Before having an official single or video, the group was able to tour across Canada, packing sold out clubs on the strength of social media word-of-mouth alone. Their energy, excitement, passion and ability to have fun on stage all make DWW a huge draw for hordes of concertgoers, exemplified by the festival circuit of more than a dozen shows that they headlined this past summer.
"I think one of the reasons that it connects live is because [after] kids see it's a real band and everyone's playing and playing well, it adds another dimension to the music" Armes says of the success of the band's renowned live performances. "In terms of hip-hop shows, a lot of times people are used to seeing a rapper and their DJ, so I think it's a cool thing to see a live band on stage. There's a ton of energy on stage. Everyone goes bananas the whole time we're up there."
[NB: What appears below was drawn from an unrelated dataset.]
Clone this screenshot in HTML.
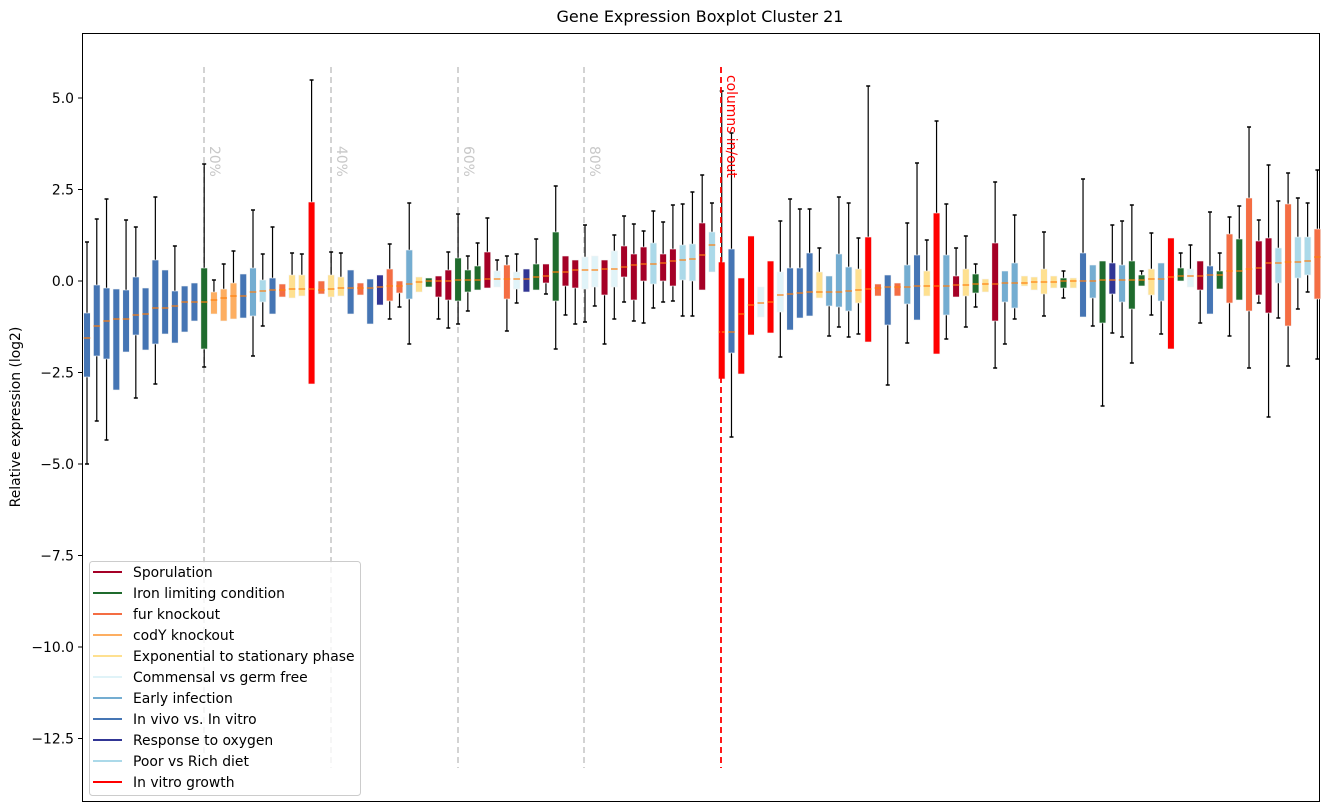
<!DOCTYPE html>
<html><head><meta charset="utf-8"><style>
body{margin:0;background:#fff;}
svg{display:block;font-family:"DejaVu Sans","Liberation Sans",sans-serif;}
</style></head><body>
<svg id="s" width="1331" height="812" xmlns="http://www.w3.org/2000/svg"></svg>
<script>
const C={S:"#a50026",G:"#1f6b2d",F:"#f46d43",O:"#fdae61",Y:"#fee090",P:"#e0f3f8",E:"#74add1",B:"#4575b4",D:"#313695",L:"#abd9e9",R:"#ff0000"};
const d=[
["B",313,377,338,242,464],["B",285,356,326,219,421],["B",288,359,321,199,440],["B",289,390,319],["B",290,352,319,220],
["B",277,335,315,227,398],["B",288,350,314],["B",260,344,308,197,384],["B",270,334,308],["B",291,343,306,246],
["B",286,332,302],["B",283,321,302],["G",268,349,302,164,367],["O",292,314,300,280],["O",289,321,298,264],
["O",283,319,296,251],["B",274,318,296],["E",268,316,292,210,356],["L",280,302,291,254,326],["B",278,314,290,227],
["F",284,297,290],["Y",275,298,289,253],["Y",275,296,289,254],["R",202,384,289,80],["F",281,294,290],
["Y",275,297,289,252],["Y",277,296,288,253],["B",270,314,288],["F",283,295,288],["B",279,324,288],
["D",275,305,287],["F",269,301,286,244,319],["F",281,293,286,null,307],["E",250,299,284,203,344],["Y",277,292,282],
["G",278,287,281],["S",276,297,281,null,319],["S",270,300,281,252,328],["G",258,301,280,214,324],["G",270,292,280,256,311],
["G",266,290,280,243],["S",252,288,279,218],["P",271,287,279,260],["F",265,299,279,256,331],["P",272,289,279,254,303],
["D",269,292,279],["G",264,290,277,239],["S",264,283,276,null,294],["G",232,301,272,186,349],["S",256,286,272,null,315],
["S",260,288,270,null,324],["P",257,289,270,225,322],["P",256,287,270,null,306],["S",260,295,269,null,344],["P",251,287,269,235,319],
["S",246,277,267,216,302],["S",254,300,265,224,321],["S",247,281,264,231,323],["L",243,284,264,211,308],["S",254,281,263,222,302],
["S",249,286,261,205,301],["L",245,280,260,204,316],["L",244,281,259,192,316],["S",223,290,255,175],["L",232,272,245,203],
["R",262,379,332,91],["B",249,353,332,133,437],["R",278,374,314],["R",236,335,305],["P",287,317,303],
["R",261,333,302],["P",272,312,295,221,357],["B",268,330,294,199],["B",268,318,293,209],["B",253,316,292,209],
["Y",272,298,292,248],["E",276,306,292,null,336],["E",254,307,292,197,327],["E",267,311,291,203,337],["Y",269,303,290,238,334],
["R",237,342,289,86],["F",284,296,288],["B",275,325,287,null,385],["F",283,296,287],["E",265,304,287,223,343],
["B",255,320,286,163],["Y",271,296,286,240],["R",213,354,286,121],["E",255,315,286,204,339],["S",276,297,285,248],
["Y",269,296,285,236,327],["G",274,293,284,264,307],["Y",279,292,284],["S",243,321,284,182,368],["E",271,302,283,null,344],
["E",263,308,283,215,319],["Y",276,286,283],["Y",277,290,282],["Y",269,294,282,232,316],["Y",276,288,282],
["G",278,288,281,271,298],["Y",278,288,281],["B",253,317,281,179],["E",265,298,281,null,326],["G",261,323,280,null,406],
["D",263,294,280,225,333],["E",265,302,280,221,337],["G",261,309,280,205,363],["G",275,286,280,271],["Y",269,295,279,233,315],
["E",263,301,279,null,334],["R",238,349,277],["G",268,281,276,253],["P",269,287,276,245],["S",261,290,276,null,323],
["B",266,314,275,212],["G",271,289,275,253],["F",234,303,271,217,336],["G",239,300,271,206],["F",198,311,269,127,368],
["S",241,295,268,220,303],["S",238,313,263,165,417],["L",248,283,263,201,318],["F",204,326,262,173,366],["L",237,278,262,198,309],
["L",237,275,261,203,292],["F",229,299,257,170,359]];
let h='';
h+='<rect x="82.5" y="33.5" width="1237" height="768" fill="none" stroke="#000" stroke-width="1"/>';
const ticks=[[98,"5.0"],[189.5,"2.5"],[281,"0.0"],[372.5,"\u22122.5"],[464,"\u22125.0"],[555.5,"\u22127.5"],[647,"\u221210.0"],[738.5,"\u221212.5"]];
for(const[t,l]of ticks){h+=`<line x1="78" y1="${t}" x2="82" y2="${t}" stroke="#000"/><text x="74" y="${t+5}" font-size="13.9" text-anchor="end">${l}</text>`;}
h+='<text x="0" y="0" font-size="13.9" text-anchor="middle" transform="translate(20,417) rotate(-90)">Relative expression (log2)</text>';
h+='<text x="700" y="22" font-size="16" text-anchor="middle">Gene Expression Boxplot Cluster 21</text>';
[[204,"20%"],[331,"40%"],[458,"60%"],[584,"80%"]].forEach(([x,l])=>{
h+=`<line x1="${x}" y1="67" x2="${x}" y2="768" stroke="#c8c8c8" stroke-width="1.6" stroke-dasharray="6,4"/>`;
h+=`<text x="0" y="0" font-size="13.9" fill="#c8c8c8" transform="translate(${x+6},146) rotate(90)">${l}</text>`;});
d.forEach((b,i)=>{const x=87+9.765*i;const[c,t,bt,m,wt,wb]=b;
if(wt!=null)h+=`<line x1="${x}" y1="${wt}" x2="${x}" y2="${t}" stroke="#000" stroke-width="1.2"/><line x1="${x-2}" y1="${wt}" x2="${x+2}" y2="${wt}" stroke="#000" stroke-width="1.5"/>`;
if(wb!=null)h+=`<line x1="${x}" y1="${bt}" x2="${x}" y2="${wb}" stroke="#000" stroke-width="1.2"/><line x1="${x-2}" y1="${wb}" x2="${x+2}" y2="${wb}" stroke="#000" stroke-width="1.5"/>`;
h+=`<rect x="${x-3.3}" y="${t}" width="6.6" height="${bt-t}" fill="${C[c]}" stroke="#f4f4f4" stroke-width="0.6"/>`;
h+=`<line x1="${x-3.3}" y1="${m}" x2="${x+3.3}" y2="${m}" stroke="#ff7f0e" stroke-width="1.2"/>`;});
h+='<line x1="721" y1="67" x2="721" y2="768" stroke="#ff0000" stroke-width="1.8" stroke-dasharray="6,4"/>';
h+='<text x="0" y="0" font-size="13.9" fill="#ff0000" transform="translate(727,75) rotate(90)">columns in/out</text>';
h+='<rect x="89.5" y="561.5" width="271" height="234" rx="3" fill="#fff" fill-opacity="0.8" stroke="#ccc"/>';
const lg=[["S","Sporulation"],["G","Iron limiting condition"],["F","fur knockout"],["O","codY knockout"],["Y","Exponential to stationary phase"],["P","Commensal vs germ free"],["E","Early infection"],["B","In vivo vs. In vitro"],["D","Response to oxygen"],["L","Poor vs Rich diet"],["R","In vitro growth"]];
lg.forEach(([c,l],i)=>{const y=572+21*i;h+=`<line x1="93" y1="${y}" x2="122" y2="${y}" stroke="${C[c]}" stroke-width="2"/><text x="133" y="${y+5}" font-size="13.9">${l}</text>`;});
document.getElementById('s').innerHTML=h;
</script>
</body></html>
He and his cohorts are aware of the importance that the stage has played in their recent rise, so it remains their love and focus. "Our live show is everything," he continues. "Of the music alone, it's not enough for people to totally get into what you do. We were playing a show in Chicago and Bootsy Collins was there and came backstage to meet us and said he loved what we did. For me, that's a lot cooler than selling records- having your idols and people that are great at their instruments dig it. The live show really was our vehicle to get where we are now."
Where they are now is a band on the cusp of major stardom. DWW were nominated for Best New Artist at the Juno Awards in 2010, and then for Pop Album of the Year in 2011 where their performance opened the show to rave reviews and huge TV ratings. Also this year, they won Best Pop Video and performed alongside Drake and Lady Gaga at the Much Music Video Awards becoming the first artist to perform two years in a row.
With their home market of Canada already strongly behind the sextet, the band is eager to make waves overseas and to conquer America by building on the strong core fanbase resulting from over 100 shows played in the US to date. Time To Win, Vol. II is what's going to help bring them to that point. The album's first single, "She's Dope," is on the verge of Platinum certification in Canada and the second single, "Big Wheels", is quickly climbing the charts.
"The U.S. has always been this weird, scary monster in the Canadian music scene," says rapper Cam Hunter, only half kidding. "When you were growing up, everyone was like, man, you can't say you're from Canada. And then people like Drake and Arcade Fire made it-there's a lot of stuff coming out of Canada. So I think there's more of an optimistic outlook from the rest of the world about what Canada's doing musically right now."
Armes explains, "The plan for this band was always focused around the music, and the live show. We want people leaving the concert thinking "that was absolutely amazing, I need to go see them again". It's a slower build, but you need to connect with people for them to care. All the success we've had and hope to get, you always work for it. There's never a moment that we're hoping to catch lightning in a bottle or hit the lottery. Those moments-even when they come, are few and far between-they're not usually the ones that pay off. You gotta grind. That's what we've realized."
With Time To Win, Vol. II, expect more than a few new listeners to happily realize what Down With Webster's grind and music is all about.